Entries with chart source code:
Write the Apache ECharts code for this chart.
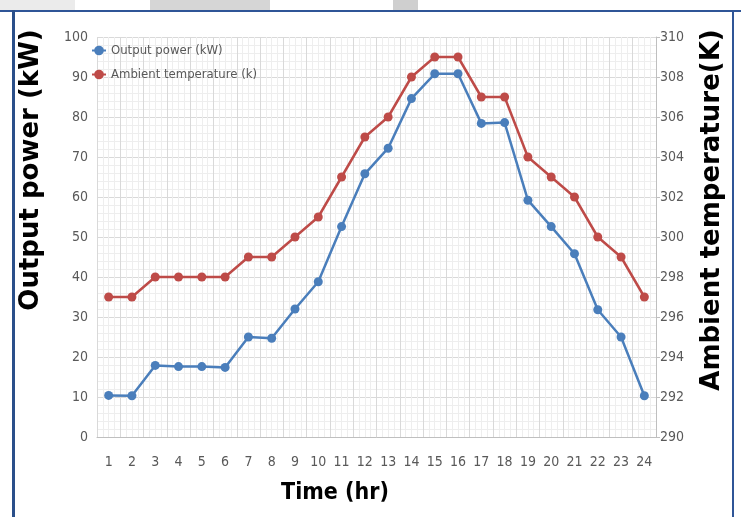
<!DOCTYPE html>
<html>
<head>
<meta charset="utf-8">
<script src="https://cdn.jsdelivr.net/npm/echarts@6/dist/echarts.min.js"></script>
<style>
  html, body { margin: 0; padding: 0; background: #fff; }
  #main { width: 741px; height: 517px; }
</style>
</head>
<body>
<div id="main"></div>
<script>
// hours of the day
var hours = ['1', '2', '3', '4', '5', '6', '7', '8', '9', '10', '11', '12',
  '13', '14', '15', '16', '17', '18', '19', '20', '21', '22', '23', '24']
// output power (kW)
var powerKW = [10.4, 10.3, 17.9, 17.6, 17.6, 17.4, 25, 24.7, 32, 38.8, 52.6, 65.8,
  72.2, 84.6, 90.8, 90.8, 78.4, 78.6, 59.2, 52.6, 45.8, 31.8, 25, 10.3]
// ambient temperature (K)
var tempK = [297, 297, 298, 298, 298, 298, 299, 299, 300, 301, 303, 305,
  306, 308, 309, 309, 307, 307, 304, 303, 302, 300, 299, 297]

var FONT = "'DejaVu Sans Condensed', sans-serif"
var labelColor = '#595959'

var option = {
  backgroundColor: '#fff',
  animation: false,
  grid: { left: 97, right: 85, top: 37, bottom: 80 },
  legend: {
    orient: 'vertical',
    left: 86,
    top: 39,
    itemGap: 11,
    itemWidth: 14,
    itemHeight: 12,
    textStyle: { color: labelColor, fontSize: 13, fontFamily: FONT },
    data: ['Output power (kW)', 'Ambient temperature (k)']
  },
  xAxis: [
    {
      type: 'category',
      data: hours,
      boundaryGap: true,
      axisLine: { lineStyle: { color: '#bfbfbf' } },
      axisTick: { show: false },
      axisLabel: { color: labelColor, fontSize: 14, fontFamily: FONT, margin: 18, interval: 0 },
      splitLine: { show: false }
    },
    {
      // only used for the grid lines between the hours
      type: 'value',
      min: 0,
      max: 24,
      interval: 1,
      position: 'bottom',
      axisLine: { show: false },
      axisTick: { show: false },
      axisLabel: { show: false },
      splitLine: { show: true, lineStyle: { color: '#d9d9d9' } },
      minorTick: { show: false, splitNumber: 4 },
      minorSplitLine: { show: true, lineStyle: { color: '#eeeeee' } }
    }
  ],
  yAxis: [
    {
      type: 'value',
      min: 0,
      max: 100,
      interval: 10,
      axisLine: { show: false },
      axisTick: { show: false },
      axisLabel: { color: labelColor, fontSize: 14, fontFamily: FONT, margin: 9 },
      splitLine: { show: true, lineStyle: { color: '#d9d9d9' } },
      minorTick: { show: false, splitNumber: 5 },
      minorSplitLine: { show: true, lineStyle: { color: '#eeeeee' } }
    },
    {
      type: 'value',
      min: 290,
      max: 310,
      interval: 2,
      position: 'right',
      axisLine: { show: true, lineStyle: { color: '#bfbfbf' } },
      axisTick: { show: true, length: 4, lineStyle: { color: '#bfbfbf' } },
      axisLabel: { color: labelColor, fontSize: 14, fontFamily: FONT, margin: 4 },
      splitLine: { show: false }
    }
  ],
  series: [
    {
      name: 'Output power (kW)',
      type: 'line',
      xAxisIndex: 0,
      yAxisIndex: 0,
      data: powerKW,
      symbol: 'circle',
      symbolSize: 9,
      lineStyle: { color: '#4a7ebb', width: 2.5 },
      itemStyle: { color: '#4a7ebb' },
      z: 3
    },
    {
      name: 'Ambient temperature (k)',
      type: 'line',
      xAxisIndex: 0,
      yAxisIndex: 1,
      data: tempK,
      symbol: 'circle',
      symbolSize: 9,
      lineStyle: { color: '#be4b48', width: 2.5 },
      itemStyle: { color: '#be4b48' },
      z: 2
    }
  ],
  graphic: [
    // grey shapes showing above the frame
    { type: 'rect', shape: { x: 0, y: 0, width: 75, height: 10 }, style: { fill: '#ebebeb' }, z: -1 },
    { type: 'rect', shape: { x: 150, y: 0, width: 120, height: 10 }, style: { fill: '#d6d6d6' }, z: -1 },
    { type: 'rect', shape: { x: 393, y: 0, width: 25, height: 10 }, style: { fill: '#cfcfcf' }, z: -1 },
    // blue frame
    { type: 'rect', shape: { x: 0, y: 10, width: 741, height: 2 }, style: { fill: '#2f5597' } },
    { type: 'rect', shape: { x: 12, y: 10, width: 3, height: 507 }, style: { fill: '#2a4f8a' } },
    { type: 'rect', shape: { x: 732, y: 10, width: 2, height: 507 }, style: { fill: '#2f5597' } },
    // axis titles
    {
      type: 'text',
      x: 31,
      y: 170,
      rotation: Math.PI / 2,
      style: {
        text: 'Output power (kW)',
        font: "bold 26px 'DejaVu Sans', sans-serif",
        fill: '#000',
        align: 'center',
        verticalAlign: 'middle'
      }
    },
    {
      type: 'text',
      x: 712,
      y: 210,
      rotation: Math.PI / 2,
      style: {
        text: 'Ambient temperature(K)',
        font: "bold 26px 'DejaVu Sans', sans-serif",
        fill: '#000',
        align: 'center',
        verticalAlign: 'middle'
      }
    },
    {
      type: 'text',
      x: 335,
      y: 493,
      style: {
        text: 'Time (hr)',
        font: "bold 23px 'DejaVu Sans Condensed', sans-serif",
        fill: '#000',
        align: 'center',
        verticalAlign: 'middle'
      }
    }
  ]
}

var chart = echarts.init(document.getElementById('main'))
chart.setOption(option)
</script>
</body>
</html>
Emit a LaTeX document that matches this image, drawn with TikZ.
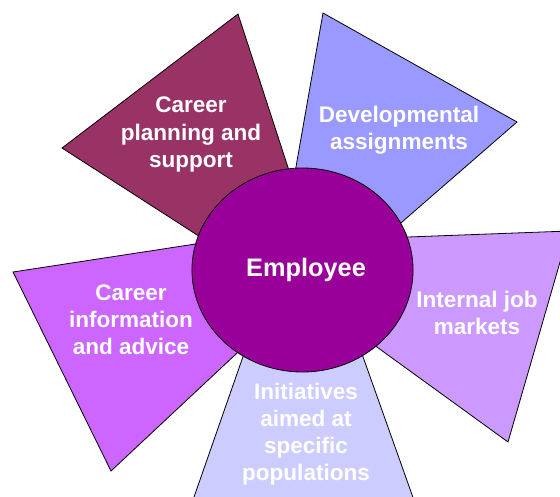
\documentclass[tikz,border=0pt]{standalone}
\usepackage{fontspec}
\setmainfont{Liberation Sans}
\usetikzlibrary{shapes.geometric}
\definecolor{plum}{HTML}{993366}
\definecolor{periwinkle}{HTML}{9999FF}
\definecolor{lilac}{HTML}{CC99FF}
\definecolor{lavender}{HTML}{CCCCFF}
\definecolor{orchid}{HTML}{CC66FF}
\definecolor{violet}{HTML}{990099}
\begin{document}
\begin{tikzpicture}[x=0.75pt,y=-0.75pt,
  petal/.style={draw=black,line width=0.6pt},
  lbl/.style={text=white,align=center,font=\fontsize{16.9}{20.3}\selectfont\bfseries}]
\useasboundingbox (0,0) rectangle (560,496);
\clip (0,0) rectangle (560,496);
%
\filldraw[petal,fill=plum] (238,14) -- (62,148) -- (340,327) -- cycle;
\filldraw[petal,fill=periwinkle] (323,13) -- (517,122) -- (265.5,340.7) -- cycle;
\filldraw[petal,fill=lilac] (569,231) -- (508,442) -- (234,243.5) -- cycle;
\filldraw[petal,fill=lavender] (302.4,186.3) -- (186,520) -- (421,520) -- cycle;
\filldraw[petal,fill=orchid] (13,272) -- (111,471) -- (384.5,215) -- cycle;
%
\node[ellipse,petal,fill=violet,inner sep=0pt,minimum width=165.8pt,minimum height=153pt] (hub) at (302.5,270) {};
\node[lbl,font=\fontsize{19}{22}\selectfont\bfseries] (emp) at (306,270) {Employee};
%
\node[lbl] (plan) at (191,134.5) {Career\\planning and\\support};
\node[lbl] (dev) at (399,130.5) {Developmental\\assignments};
\node[lbl] (market) at (477,313) {Internal job\\markets};
\node[lbl] (init) at (306,434) {Initiatives\\aimed at\\specific\\populations};
\node[lbl] (info) at (131,320) {Career\\information\\and advice};
\end{tikzpicture}
\end{document}
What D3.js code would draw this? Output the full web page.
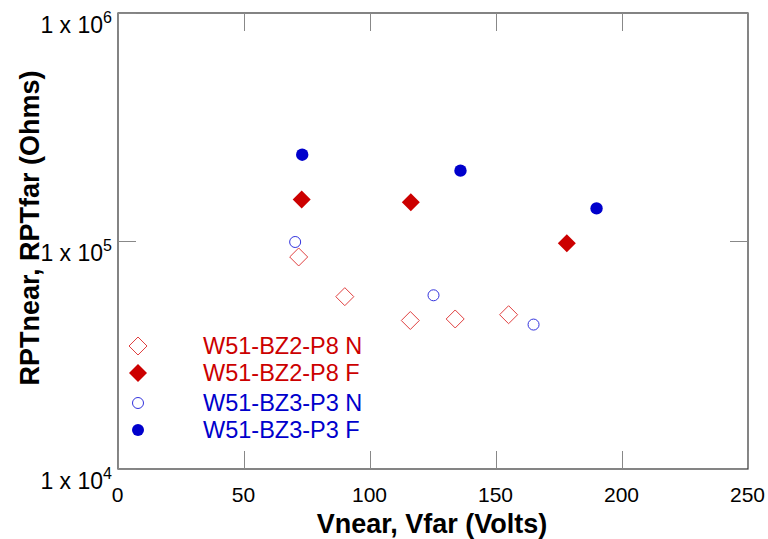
<!DOCTYPE html>
<html>
<head>
<meta charset="utf-8">
<script src="https://cdn.jsdelivr.net/npm/d3@7"></script>
<style>
  body { margin: 0; background: #fff; }
  svg { display: block; font-family: "Liberation Sans", Arial, sans-serif; }
</style>
</head>
<body>
<div id="chart"></div>
<script>
// data (volts, ohms)
const p8NearV = [71.7, 90.0, 116.0, 133.8, 155.0];
const p8NearR = [85100, 57000, 44800, 45500, 47500];
const p8FarV = [72.9, 116.2, 178.1];
const p8FarR = [152000, 148000, 97700];
const p3NearV = [70.3, 125.2, 164.9];
const p3NearR = [99000, 57800, 43000];
const p3FarV = [73.1, 135.9, 189.9];
const p3FarR = [239000, 203500, 139000];

const xTicks = [0, 50, 100, 150, 200, 250];
const yTicks = [1e4, 1e5, 1e6];
const seriesNames = ["W51-BZ2-P8 N", "W51-BZ2-P8 F", "W51-BZ3-P3 N", "W51-BZ3-P3 F"];

const width = 768, height = 539;
const margin = { top: 13, right: 20, bottom: 70, left: 118 };
const red = "#cc0000", blue = "#0000cc";

const svg = d3.select("#chart").append("svg")
  .attr("width", width)
  .attr("height", height);

const x = d3.scaleLinear().domain([0, 250]).range([margin.left, width - margin.right]);
const y = d3.scaleLog().domain([1e4, 1e6]).range([height - margin.bottom, margin.top]);

// frame
svg.append("rect")
  .attr("x", x(0)).attr("y", y(1e6))
  .attr("width", x(250) - x(0)).attr("height", y(1e4) - y(1e6))
  .attr("fill", "none").attr("stroke", "#333").attr("stroke-width", 1.2);

// bottom axis, ticks pointing in
const xAxis = svg.append("g")
  .attr("transform", `translate(0,${y(1e4)})`)
  .call(d3.axisBottom(x).tickValues(xTicks).tickSizeInner(-18).tickSizeOuter(0).tickPadding(18));
xAxis.select(".domain").remove();
xAxis.selectAll(".tick line").attr("stroke", "#888");
xAxis.selectAll(".tick text")
  .attr("font-size", 21).attr("fill", "#000")
  .attr("font-family", "Liberation Sans, Arial, sans-serif")
  .attr("dy", null).attr("y", 33)
  .attr("x", -1);

// top axis, only tick marks
const xTop = svg.append("g")
  .attr("transform", `translate(0,${y(1e6)})`)
  .call(d3.axisTop(x).tickValues(xTicks).tickSizeInner(-18).tickSizeOuter(0).tickFormat(""));
xTop.select(".domain").remove();
xTop.selectAll(".tick line").attr("stroke", "#888");

// left axis with 1 x 10^n labels
const yAxis = svg.append("g")
  .attr("transform", `translate(${x(0)},0)`)
  .call(d3.axisLeft(y).tickValues(yTicks).tickSizeInner(-18).tickSizeOuter(0).tickPadding(6).tickFormat(""));
yAxis.select(".domain").remove();
yAxis.selectAll(".tick line").attr("stroke", "#888");
yAxis.selectAll(".tick text")
  .attr("font-size", 23).attr("fill", "#000")
  .attr("font-family", "Liberation Sans, Arial, sans-serif")
  .attr("dy", null).attr("y", 19)
  .each(function(d) {
    const t = d3.select(this);
    t.append("tspan").text("1 x 10");
    t.append("tspan").attr("font-size", 16).attr("dy", -10).text(Math.round(Math.log10(d)));
  });

// right axis, only tick marks
const yRight = svg.append("g")
  .attr("transform", `translate(${x(250)},0)`)
  .call(d3.axisRight(y).tickValues(yTicks).tickSizeInner(-18).tickSizeOuter(0).tickFormat(""));
yRight.select(".domain").remove();
yRight.selectAll(".tick line").attr("stroke", "#888");

// axis titles
svg.append("text")
  .attr("x", (x(0) + x(250)) / 2 - 1)
  .attr("y", 533)
  .attr("text-anchor", "middle")
  .attr("font-size", 27).attr("font-weight", "bold")
  .text("Vnear, Vfar (Volts)");

svg.append("text")
  .attr("transform", "translate(39,228) rotate(-90)")
  .attr("text-anchor", "middle")
  .attr("font-size", 27).attr("font-weight", "bold")
  .text("RPTnear, RPTfar (Ohms)");

// markers
function diamondPath(half) {
  return `M0,${-half}L${half},0L0,${half}L${-half},0Z`;
}

const plot = svg.append("g");

plot.selectAll(".p8n").data(p8NearV).join("path")
  .attr("transform", (d, i) => `translate(${x(d)},${y(p8NearR[i])})`)
  .attr("d", diamondPath(9))
  .attr("fill", "none").attr("stroke", "#e04040").attr("stroke-width", 1);

plot.selectAll(".p8f").data(p8FarV).join("path")
  .attr("transform", (d, i) => `translate(${x(d)},${y(p8FarR[i])})`)
  .attr("d", diamondPath(9))
  .attr("fill", red);

plot.selectAll(".p3n").data(p3NearV).join("circle")
  .attr("cx", d => x(d)).attr("cy", (d, i) => y(p3NearR[i]))
  .attr("r", 5.5)
  .attr("fill", "none").attr("stroke", "#3333dd").attr("stroke-width", 1);

plot.selectAll(".p3f").data(p3FarV).join("circle")
  .attr("cx", d => x(d)).attr("cy", (d, i) => y(p3FarR[i]))
  .attr("r", 6.2)
  .attr("fill", blue);

// legend
const legendY = [346, 373, 403, 430];
const legend = svg.append("g");
seriesNames.forEach((name, i) => {
  const g = legend.append("g").attr("transform", `translate(138,${legendY[i]})`);
  if (i === 0) g.append("path").attr("d", diamondPath(9)).attr("fill", "none").attr("stroke", "#e04040");
  if (i === 1) g.append("path").attr("d", diamondPath(9)).attr("fill", red);
  if (i === 2) g.append("circle").attr("r", 5.5).attr("fill", "none").attr("stroke", "#3333dd");
  if (i === 3) g.append("circle").attr("r", 6).attr("fill", blue);
  g.append("text")
    .attr("x", 65).attr("y", 8)
    .attr("font-size", 23.5)
    .attr("fill", i < 2 ? red : blue)
    .text(name);
});
</script>
</body>
</html>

PROMPT
Identify each line holding the string "this", and copy it out.

EXERCISE SOLUTION
Write the Apache ECharts code for this chart.
Emit a LaTeX document that matches this image, drawn with TikZ.
What D3.js code would draw this? Output the full web page.
    const t = d3.select(this);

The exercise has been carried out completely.